Lorsque ce texte lui sera soumis, le Parlement pourra, par la voie d’amendements à la loi d’habilitation, mettre des garde-fous au pouvoir de l’exécutif en précisant, par exemple, les points sur lesquels le gouvernement pourra intervenir (…)
Une fois la loi d’habilitation votée, les détails des ordonnances seront arbitrés à l’issue des négociations avec les syndicats prévues cet été. Les ordonnances seront ensuite adoptées par le gouvernement en Conseil des ministres. Ce sont des actes administratifs dont la légalité pourra être contestée devant le Conseil d’Etat. Le gouvernement déposera ensuite un projet de loi de ratification devant le Parlement. Si ce dépôt n’est pas fait dans les temps, les ordonnances deviendront caduques. Si le dépôt est fait dans les temps et que la ratification est inscrite à l’ordre du jour, le Parlement votera une loi de ratification qui transformera ces actes administratifs en lois. Une fois que les ordonnances seront devenues des lois, le Conseil constitutionnel pourra être saisi pour contrôler leur constitutionnalité.

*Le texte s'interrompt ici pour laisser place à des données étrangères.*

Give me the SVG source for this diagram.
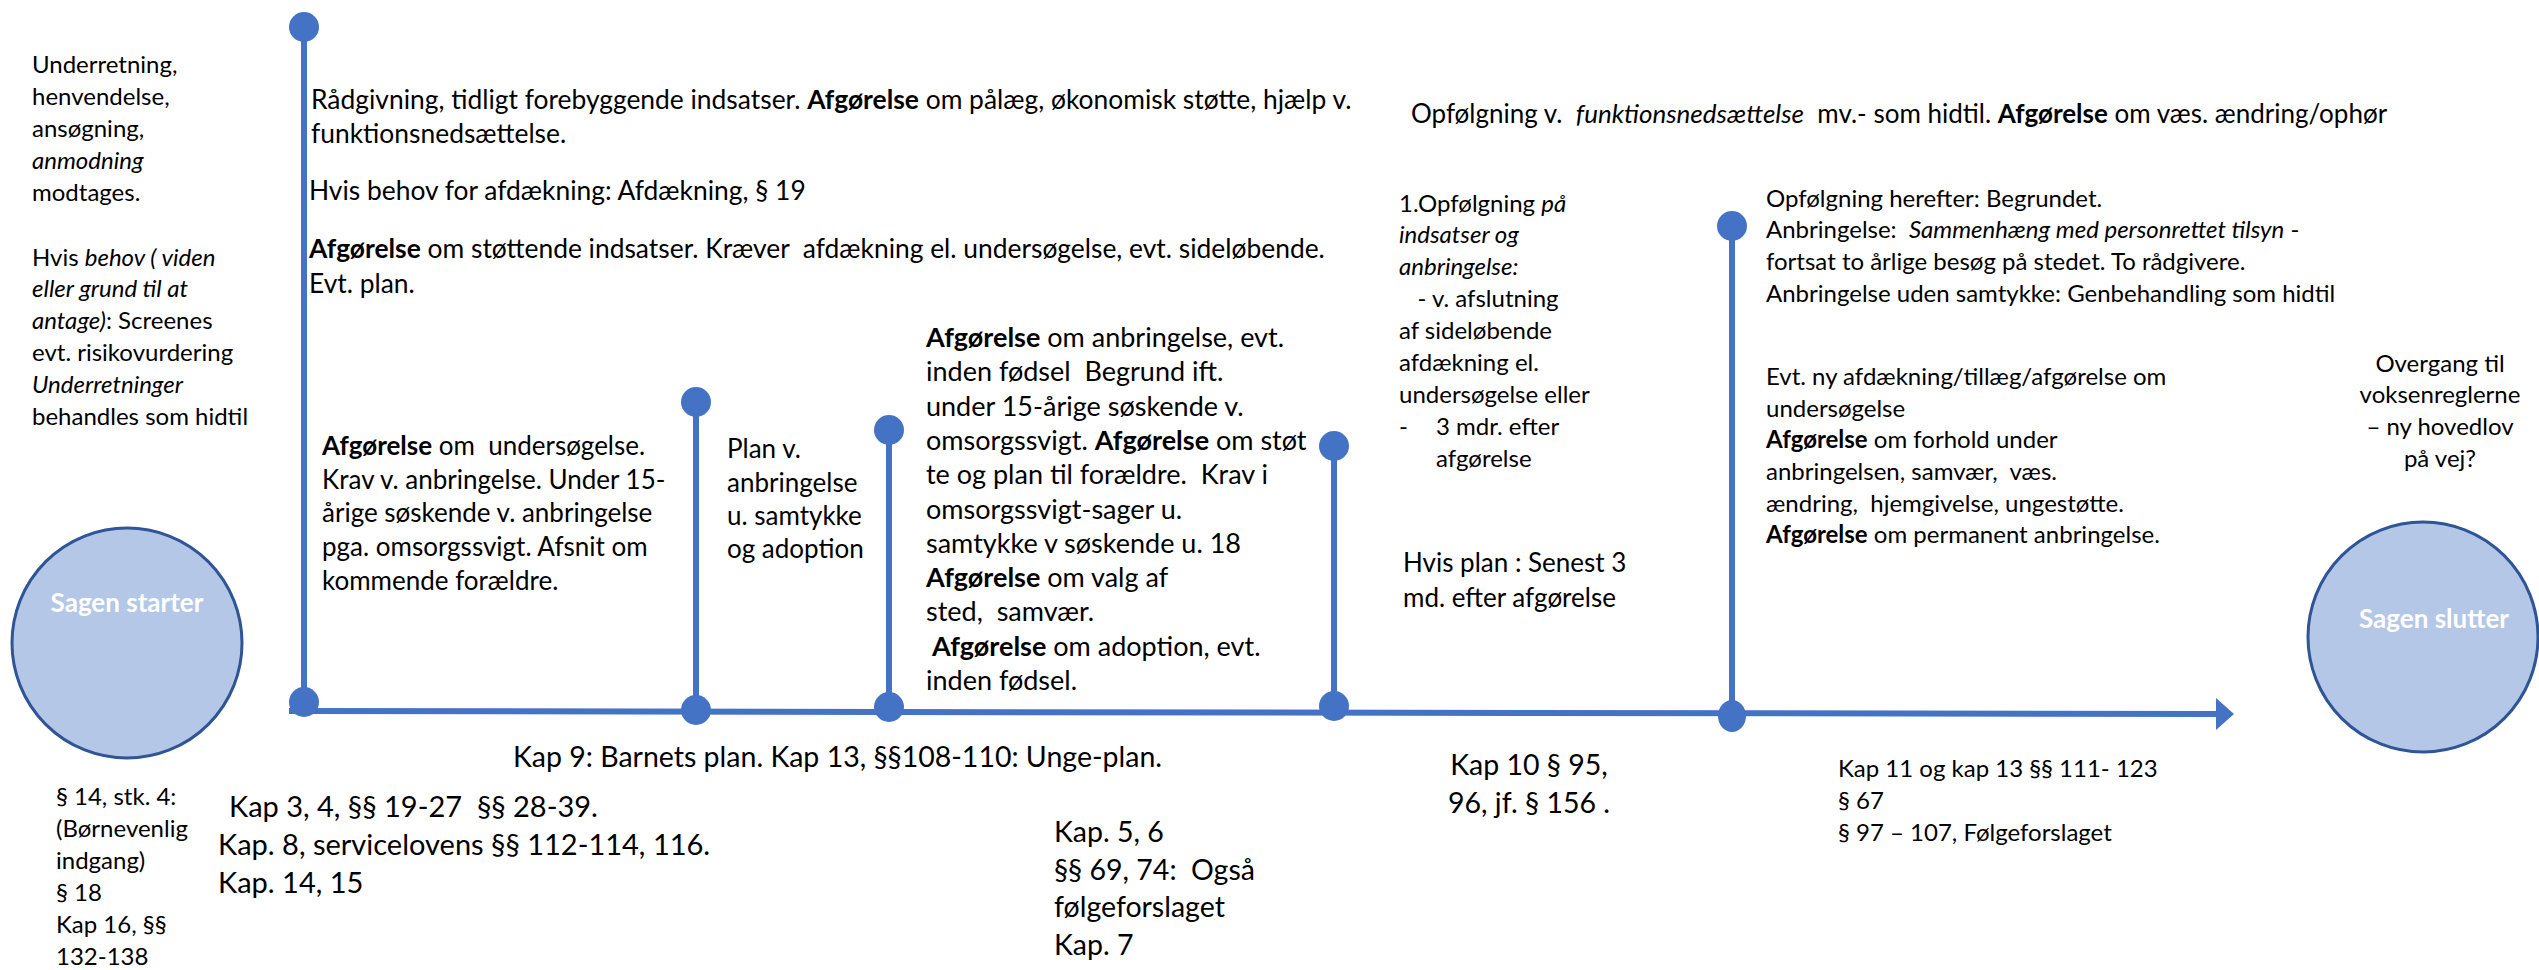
<svg xmlns="http://www.w3.org/2000/svg" width="2539" height="970" viewBox="0 0 2539 970">
<style>
text{font-family:Lato,"Open Sans","Liberation Sans",sans-serif;fill:#000;white-space:pre}
.s24{font-size:24px}.s26{font-size:26px}.s27{font-size:27px}.s28{font-size:28.5px}.s29{font-size:29px}
.sB{font-size:26.4px}.sC{font-size:26px}
.b{font-weight:bold}.i{font-style:italic}
.mk{stroke:#4472C4;stroke-width:6;fill:none}
.dot{fill:#4472C4}
.circ{fill:#B4C7E7;stroke:#2F5597;stroke-width:3}
.ct{fill:#fff;font-weight:bold;font-size:26px}
.mid{text-anchor:middle}
</style>
<defs>
<marker id="ah" markerWidth="18" markerHeight="32" refX="0" refY="16" orient="auto" markerUnits="userSpaceOnUse">
<path d="M0,0 L18,16 L0,32 Z" fill="#4472C4"/>
</marker>
</defs>

<g id="connectors">
<line x1="289" y1="711" x2="2216" y2="714" stroke="#4472C4" stroke-width="6" marker-end="url(#ah)"/>
</g>

<g id="start">
<circle class="circ" cx="127" cy="643" r="115"/>
<text class="ct mid" x="127" y="612">Sagen starter</text>
</g>
<g id="end">
<circle class="circ" cx="2423" cy="637" r="115"/>
<text class="ct mid" x="2434" y="628">Sagen slutter</text>
</g>

<g id="marker1">
<line class="mk" x1="304" y1="27" x2="304" y2="702"/>
<circle class="dot" cx="304" cy="27" r="15"/>
<circle class="dot" cx="304" cy="702" r="15"/>
</g>
<g id="marker2">
<line class="mk" x1="696" y1="402" x2="696" y2="710"/>
<circle class="dot" cx="696" cy="402" r="15"/>
<circle class="dot" cx="696" cy="710" r="15"/>
</g>
<g id="marker3">
<line class="mk" x1="889" y1="430" x2="889" y2="707"/>
<circle class="dot" cx="889" cy="430" r="15"/>
<circle class="dot" cx="889" cy="707" r="15"/>
</g>
<g id="marker4">
<line class="mk" x1="1334" y1="446" x2="1334" y2="706"/>
<circle class="dot" cx="1334" cy="446" r="15"/>
<circle class="dot" cx="1334" cy="706" r="15"/>
</g>
<g id="marker5">
<line class="mk" x1="1732" y1="226" x2="1732" y2="716"/>
<circle class="dot" cx="1732" cy="226" r="15"/>
<ellipse class="dot" cx="1732" cy="716" rx="14" ry="16"/>
</g>

<g id="intake" class="s24">
<text x="32" y="73">Underretning,</text>
<text x="32" y="105">henvendelse,</text>
<text x="32" y="137">ansøgning,</text>
<text x="32" y="169" class="i">anmodning</text>
<text x="32" y="201">modtages.</text>
<text x="32" y="266">Hvis <tspan class="i">behov ( viden</tspan></text>
<text x="32" y="297" class="i">eller grund til at</text>
<text x="32" y="329"><tspan class="i">antage)</tspan>: Screenes</text>
<text x="32" y="361">evt. risikovurdering</text>
<text x="32" y="393" class="i">Underretninger</text>
<text x="32" y="425">behandles som hidtil</text>
</g>

<g id="early" class="sB">
<text x="311" y="109">Rådgivning, tidligt forebyggende indsatser. <tspan class="b">Afgørelse</tspan> om pålæg, økonomisk støtte, hjælp v.</text>
<text x="311" y="143">funktionsnedsættelse.</text>
<text x="309" y="200">Hvis behov for afdækning: Afdækning, § 19</text>
<text x="309" y="258"><tspan class="b">Afgørelse</tspan> om støttende indsatser. Kræver  afdækning el. undersøgelse, evt. sideløbende.</text>
<text x="309" y="293">Evt. plan.</text>
</g>

<g id="followup-top" class="sC">
<text x="1411" y="123">Opfølgning v.  <tspan class="i">funktionsnedsættelse</tspan>  mv.- som hidtil. <tspan class="b">Afgørelse</tspan> om væs. ændring/ophør</text>
</g>

<g id="investigation" class="s26">
<text x="322" y="455"><tspan class="b">Afgørelse</tspan> om  undersøgelse.</text>
<text x="322" y="489">Krav v. anbringelse. Under 15-</text>
<text x="322" y="522">årige søskende v. anbringelse</text>
<text x="322" y="556">pga. omsorgssvigt. Afsnit om</text>
<text x="322" y="590">kommende forældre.</text>
</g>

<g id="plan" class="s26">
<text x="727" y="458">Plan v.</text>
<text x="727" y="492">anbringelse</text>
<text x="727" y="525">u. samtykke</text>
<text x="727" y="558">og adoption</text>
</g>

<g id="placement" class="s27">
<text x="926" y="347"><tspan class="b">Afgørelse</tspan> om anbringelse, evt.</text>
<text x="926" y="381">inden fødsel  Begrund ift.</text>
<text x="926" y="416">under 15-årige søskende v.</text>
<text x="926" y="450">omsorgssvigt. <tspan class="b">Afgørelse</tspan> om støt</text>
<text x="926" y="484">te og plan til forældre.  Krav i</text>
<text x="926" y="519">omsorgssvigt-sager u.</text>
<text x="926" y="553">samtykke v søskende u. 18</text>
<text x="926" y="587"><tspan class="b">Afgørelse</tspan> om valg af</text>
<text x="926" y="621">sted,  samvær.</text>
<text x="932" y="656"><tspan class="b">Afgørelse</tspan> om adoption, evt.</text>
<text x="926" y="690">inden fødsel.</text>
</g>

<g id="first-followup" class="s24">
<text x="1399" y="212">1.Opfølgning <tspan class="i">på</tspan></text>
<text x="1399" y="243" class="i">indsatser og</text>
<text x="1399" y="275" class="i">anbringelse:</text>
<text x="1399" y="307">   - v. afslutning</text>
<text x="1399" y="339">af sideløbende</text>
<text x="1399" y="371">afdækning el.</text>
<text x="1399" y="403">undersøgelse eller</text>
<text x="1399" y="435">-</text>
<text x="1436" y="435">3 mdr. efter</text>
<text x="1436" y="467">afgørelse</text>
</g>

<g id="plan-deadline" class="s26">
<text x="1403" y="572">Hvis plan : Senest 3</text>
<text x="1403" y="607">md. efter afgørelse</text>
</g>

<g id="later-followup" class="s24">
<text x="1766" y="207">Opfølgning herefter: Begrundet.</text>
<text x="1766" y="238">Anbringelse:  <tspan class="i">Sammenhæng med personrettet tilsyn</tspan> -</text>
<text x="1766" y="270">fortsat to årlige besøg på stedet. To rådgivere.</text>
<text x="1766" y="302">Anbringelse uden samtykke: Genbehandling som hidtil</text>
<text x="1766" y="385">Evt. ny afdækning/tillæg/afgørelse om</text>
<text x="1766" y="417">undersøgelse</text>
<text x="1766" y="448"><tspan class="b">Afgørelse</tspan> om forhold under</text>
<text x="1766" y="480">anbringelsen, samvær,  væs.</text>
<text x="1766" y="512">ændring,  hjemgivelse, ungestøtte.</text>
<text x="1766" y="543"><tspan class="b">Afgørelse</tspan> om permanent anbringelse.</text>
</g>

<g id="transition" class="s24 mid">
<text x="2440" y="372">Overgang til</text>
<text x="2440" y="403">voksenreglerne</text>
<text x="2440" y="435">– ny hovedlov</text>
<text x="2440" y="467">på vej?</text>
</g>

<g id="refs-start" class="s24">
<text x="56" y="805">§ 14, stk. 4:</text>
<text x="56" y="837">(Børnevenlig</text>
<text x="56" y="869">indgang)</text>
<text x="56" y="901">§ 18</text>
<text x="56" y="933">Kap 16, §§</text>
<text x="56" y="965">132-138</text>
</g>

<g id="refs-plan" class="s28">
<text x="513" y="767">Kap 9: Barnets plan. Kap 13, §§108-110: Unge-plan.</text>
</g>

<g id="refs-early" class="s29">
<text x="229" y="817">Kap 3, 4, §§ 19-27  §§ 28-39.</text>
<text x="218" y="855">Kap. 8, servicelovens §§ 112-114, 116.</text>
<text x="218" y="893">Kap. 14, 15</text>
</g>

<g id="refs-placement" class="s28">
<text x="1054" y="842">Kap. 5, 6</text>
<text x="1054" y="880">§§ 69, 74:  Også</text>
<text x="1054" y="917">følgeforslaget</text>
<text x="1054" y="955">Kap. 7</text>
</g>

<g id="refs-followup" class="s28 mid">
<text x="1529" y="775">Kap 10 § 95,</text>
<text x="1529" y="813">96, jf. § 156 .</text>
</g>

<g id="refs-later" class="s24">
<text x="1838" y="777">Kap 11 og kap 13 §§ 111- 123</text>
<text x="1838" y="809">§ 67</text>
<text x="1838" y="841">§ 97 – 107, Følgeforslaget</text>
</g>
</svg>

Une méthode antidémocratique ?
On ne peut pas dire que la procédure des ordonnances soit totalement antidémocratique : le Parlement est certes réduit à la portion congrue mais il vote à deux reprises – une première fois au début de la procédure pour la loi d’habilitation, une seconde fois à la fin de la procédure pour la loi de ratification. Il peut donc refuser de ratifier les ordonnances ou les modifier, y compris lors de la loi de ratification.
Dénoncer ‘un scandale antidémocratique’ est donc un peu excessif. En revanche, cette procédure risque d’affaiblir encore davantage le Parlement. Un risque d’autant plus fort qu’Emmanuel Macron dispose déjà d’une majorité très forte et que la gauche et la droite risquent de se diviser ».